◆ WHAT THE TASK REQUIRES ◆
From the entries below, count every line that contains the word "with". Please give the number and nothing else.

(Code that draws figures)
+ + + + +

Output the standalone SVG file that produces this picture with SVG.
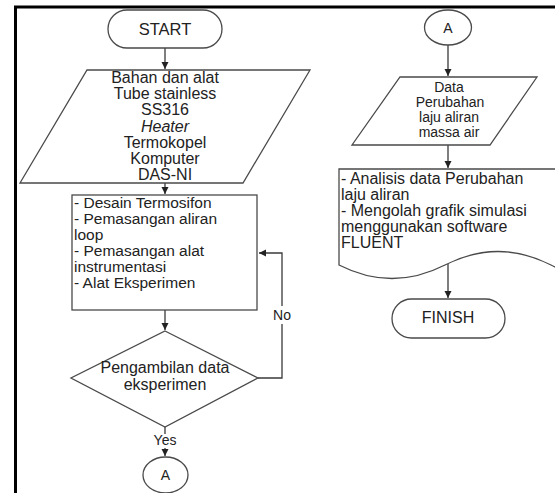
<svg xmlns="http://www.w3.org/2000/svg" width="555" height="493" viewBox="0 0 555 493">
<style>
.s{fill:#fff;stroke:#4a4a4a;stroke-width:1.3}
.c{fill:none;stroke:#3a3a3a;stroke-width:1.3}
text{font-family:"Liberation Sans",Arial,sans-serif;font-size:16px;fill:#222}
.m{text-anchor:middle}
.r{font-size:15.5px}
.d{font-size:16px}
.p{font-size:14px}
</style>
<defs>
<marker id="ah" markerWidth="8" markerHeight="8" refX="7" refY="4" orient="auto" markerUnits="userSpaceOnUse">
<path d="M0,0.5 L7,4 L0,7.5 Z" fill="#222"/>
</marker>
</defs>
<rect width="555" height="493" fill="#fff"/>
<path d="M15.5,493 V7 H555" fill="none" stroke="#000" stroke-width="3"/>
<g id="connectors">
<path class="c" d="M165,48 V69" marker-end="url(#ah)"/>
<path class="c" d="M165,183 V194" marker-end="url(#ah)"/>
<path class="c" d="M165,310 V330" marker-end="url(#ah)"/>
<path class="c" d="M258,378 H282 V253 H259" marker-end="url(#ah)"/>
<path class="c" d="M165,427 V456" marker-end="url(#ah)"/>
<path class="c" d="M448,45 V76" marker-end="url(#ah)"/>
<path class="c" d="M448,145 V168" marker-end="url(#ah)"/>
<path class="c" d="M448,264 V298" marker-end="url(#ah)"/>
<rect x="272" y="306" width="20" height="18" fill="#fff"/>
<text class="m p" x="282" y="320">No</text>
<rect x="151" y="434" width="28" height="14" fill="#fff"/>
<text class="m p" x="165" y="445">Yes</text>
</g>
<g id="start">
<rect class="s" x="108" y="10" width="114" height="38" rx="19"/>
<text class="m" x="165" y="35" style="font-size:16.5px">START</text>
</g>
<g id="bahan">
<path class="s" d="M87,70 H310 L243,183 H20 Z"/>
<text class="m" x="165" y="83">Bahan dan alat</text>
<text class="m" x="165" y="99">Tube stainless</text>
<text class="m" x="165" y="115">SS316</text>
<text class="m" x="165" y="131.5" font-style="italic">Heater</text>
<text class="m" x="165" y="147.5">Termokopel</text>
<text class="m" x="165" y="164">Komputer</text>
<text class="m" x="165" y="180">DAS-NI</text>
</g>
<g id="desain">
<rect class="s" x="72" y="195" width="185" height="115"/>
<text class="r" x="74" y="207.5">- Desain Termosifon</text>
<text class="r" x="74" y="223.6">- Pemasangan aliran</text>
<text class="r" x="74" y="239.7">loop</text>
<text class="r" x="74" y="255.8">- Pemasangan alat</text>
<text class="r" x="74" y="272">instrumentasi</text>
<text class="r" x="74" y="288">- Alat Eksperimen</text>
</g>
<g id="pengambilan">
<path class="s" d="M165,331 L258,378 L165,427 L71,378 Z"/>
<text class="m" x="165" y="373">Pengambilan data</text>
<text class="m" x="165" y="390">eksperimen</text>
</g>
<g id="a1">
<ellipse class="s" cx="165.5" cy="475" rx="22.5" ry="18"/>
<text class="m p" x="165.5" y="480">A</text>
</g>
<g id="a2">
<ellipse class="s" cx="448" cy="27.5" rx="23.5" ry="17.5"/>
<text class="m p" x="448" y="33">A</text>
</g>
<g id="data">
<path class="s" d="M400,77 H537 L490,145 H352 Z"/>
<text class="m p" x="449" y="91.7">Data</text>
<text class="m p" x="450" y="106.7">Perubahan</text>
<text class="m p" x="449" y="121.7">laju aliran</text>
<text class="m p" x="449" y="136.7">massa air</text>
</g>
<g id="analisis">
<path class="s" d="M339,265 Q392,292 445,265 T551,265 T657,265 V169 H339 Z"/>
<text class="d" x="341" y="184">- Analisis data Perubahan</text>
<text class="d" x="341" y="200">laju aliran</text>
<text class="d" x="341" y="216">- Mengolah grafik simulasi</text>
<text class="d" x="341" y="232">menggunakan software</text>
<text class="d" x="341" y="248">FLUENT</text>
</g>
<g id="finish">
<rect class="s" x="392" y="299" width="113" height="39" rx="19.5"/>
<text class="m" x="448" y="322.5" style="font-size:16px">FINISH</text>
</g>
</svg>
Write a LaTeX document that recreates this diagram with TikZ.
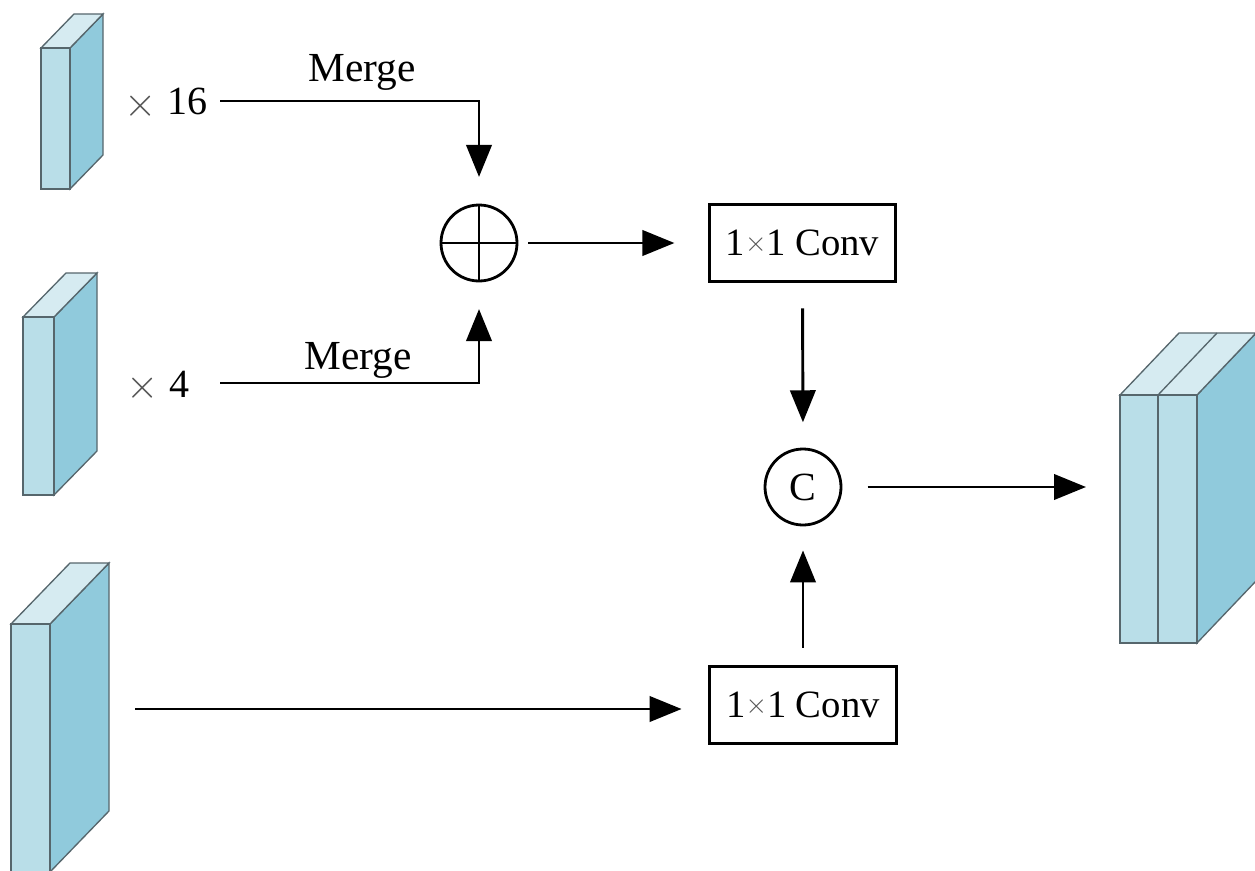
\documentclass[tikz,border=0pt]{standalone}
\usepackage{fontspec}
\setmainfont{Liberation Serif}
\usetikzlibrary{arrows.meta}

\definecolor{slabfront}{HTML}{B9DEE8}
\definecolor{slabside}{HTML}{90CADC}
\definecolor{slabtop}{HTML}{D6EBF1}
\definecolor{slabedge}{HTML}{56666C}
\definecolor{timesgray}{HTML}{555555}

% feature-map slab: front face (x1,y1)-(x2,y2), depth offset (dx,dy)
\newcommand\featslab[6]{%
  \fill[slabside,draw=slabedge,slabline] (#3,#2) -- ++(#5,#6) -- ++(0,#4-#2) -- (#3,#4) -- cycle;
  \fill[slabtop,draw=slabedge,slabline] (#1,#2) -- ++(#5,#6) -- ++(#3-#1,0) -- (#3,#2) -- cycle;
  \fill[slabfront,draw=slabedge,slabline] (#1,#2) rectangle (#3,#4);
}
% multiplication signs
\newcommand\smallx{\raisebox{3pt}{\fontsize{22}{26}\selectfont\color{timesgray}$\times$}}
\newcommand\bigx{\raisebox{-1pt}{\color{timesgray}\scalebox{1.25}{$\times$}}}

\begin{document}
\begin{tikzpicture}[x=0.75pt,y=-0.75pt,
  slabline/.style={line width=1pt},
  conn/.style={line width=2.2pt,-{Triangle[length=24pt,width=19pt]}},
  opcircle/.style={circle,draw,line width=2.1pt,minimum size=57pt,inner sep=0pt},
  convbox/.style={rectangle,draw,line width=2.1pt,minimum width=140pt,minimum height=58pt,inner sep=0pt,font=\fontsize{29}{34}\selectfont},
  lbl/.style={font=\fontsize{31}{36}\selectfont,inner sep=0pt},
  mul/.style={font=\fontsize{30}{36}\selectfont,inner sep=0pt}]
\useasboundingbox (0,0) rectangle (1255,870);
\begin{scope}
\clip (0,0) rectangle (1255,870);
% input feature maps
\featslab{41}{48}{70}{189}{33}{-34}
\featslab{23}{317}{54}{495}{43}{-44}
\featslab{11}{624}{50}{872}{59}{-61}
% concatenated output
\featslab{1120}{395}{1197}{643}{59}{-62}
\draw[slabedge,line width=1pt] (1158,395) -- (1158,643);
\draw[slabedge,line width=1pt] (1158,395) -- ++(59,-62);
\end{scope}

% scale labels
\node[mul,anchor=base west] (x16) at (124,115) {\bigx\hspace{8pt}16};
\node[mul,anchor=base west] (x4) at (126,397) {\bigx\hspace{8pt}4};

% operators and convolutions
\node[opcircle,path picture={
  \draw[line width=2.1pt] (path picture bounding box.north) -- (path picture bounding box.south)
    (path picture bounding box.west) -- (path picture bounding box.east);}] (plus) at (479,243) {};
\node[convbox] (conv1) at (802.5,243) {1\smallx1 Conv};
\node[opcircle,font=\fontsize{30}{36}\selectfont] (cat) at (803,487) {C};
\node[convbox] (conv2) at (803,705) {1\smallx1 Conv};

% free ends of the connectors
\coordinate (s16) at (220,101);
\coordinate (s4) at (220,383);
\coordinate (s1) at (135,709);
\coordinate (out) at (1086,487);

% merge labels
\node[lbl,anchor=base] (m1) at (362,82) {Merge};
\node[lbl,anchor=base] (m2) at (358,369) {Merge};

% connectors
\draw[conn,shorten >=20pt] (s16) -| (plus.north);
\draw[conn,shorten >=20pt] (s4) -| (plus.south);
\draw[conn,shorten <=7.5pt,shorten >=25pt] (plus.east) -- (conv1.west);
\draw[conn,shorten <=19pt,shorten >=19pt] (conv1.south) -- (cat.north);
\draw[conn,shorten <=13pt,shorten >=18pt] (conv2.north) -- (cat.south);
\draw[conn,shorten <=19pt] (cat.east) -- (out);
\draw[conn,shorten >=20pt] (s1) -- (s1 -| conv2.west);
\end{tikzpicture}
\end{document}
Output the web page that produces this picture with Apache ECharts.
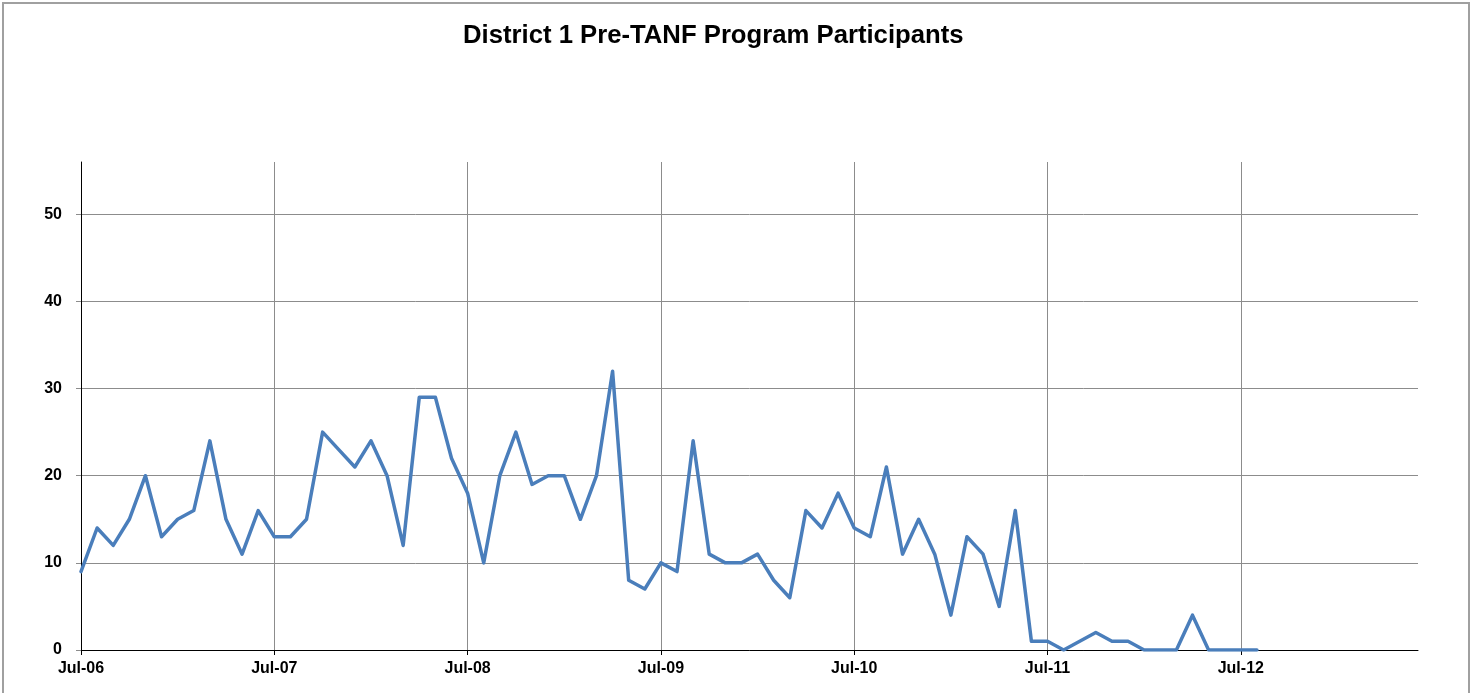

+ + + + +

◆ RESPONSE TO THE EXERCISE ◆
3